Barbies on a Shoestring


It's amazing to me how little I had - in the material sense - when I was a youngster. Here's a great example.

Here's a picture of me and Kim Spore at my house on Cedar Crest Circle. Looks to be around third grade - maybe fourth grade (1976'ish).

We're sitting on the floor of the bedroom I shared with my sister Patty.

* We had no carpet in this bedroom.

* Most of the clothes you see on Barbie (I'm holding her) or Skipper (Kim is holding her) was handmade by my Aunt Barb (she went through a phase of sewing everything!).

* I'm also holding a "Dawn" too, she is just well hidden behind Malibu Barbie.

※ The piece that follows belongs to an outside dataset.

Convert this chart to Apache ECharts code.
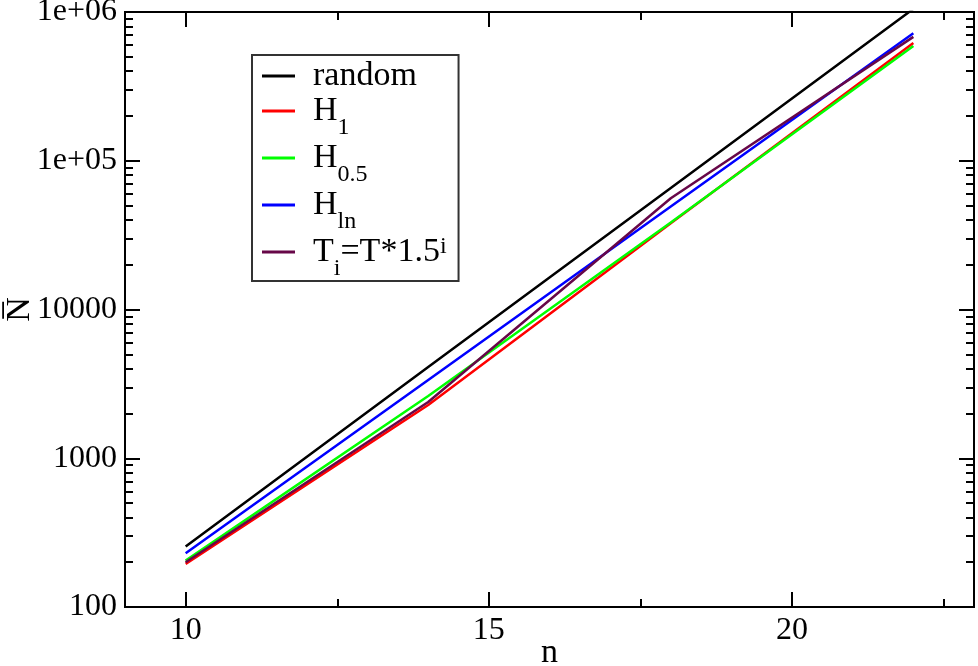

* There is a pink barbie case in the left corner of the picture. Notice the "make believe" towel I have draped into the handle. Most likely, that was our designated Barbie bathroom.

* To the right (and still looking at the bottom of the picture) was a silk-like pink box that was my mother's. She got it from some flea market or auction/estate sales. That served two particular purposes in this scenario.

First, it was Barbie's clothes trunk. Yes, instead of a closet, that's where she kept most of her stuff. Second, it was a ledge for her to stand on as she looked up to the loft area where Skipper slept. Believe me, I'm not making this up. Seeing this picture - BOOM - it was like a memory recorder in my head. I could recall just about everything and the reason for it.

* Notice the Brownie (pink) patch and the wings (signifying the flight up from Brownies to Junior Girl Scouts). Those were rugs. Yep, Barbie rugs.

* That blue and white checkered-like blanket that was draped on the box (where Skipper's loft was), was sewn by my Aunt Barb.

* There's a Lipton tea box and a dixie bathroom cup on the floor. Not sure what we were going to use those for!

* Okay - the fact that me and Kim are dressed alike - could only mean one thing. No, it's not like we went to school like this. Most likely, we decided that to play Barbies, we needed to dress alike which is why we both have on skirts and turtlenecks (and by the way - all clothing is mine).

* Regarding auctions/estate sales/flea markets...the white desk in the corner was definitely something my mother picked up from one of those places. We had all sorts of interesting, odds and ends, throughout my house, of these kinds of pieces.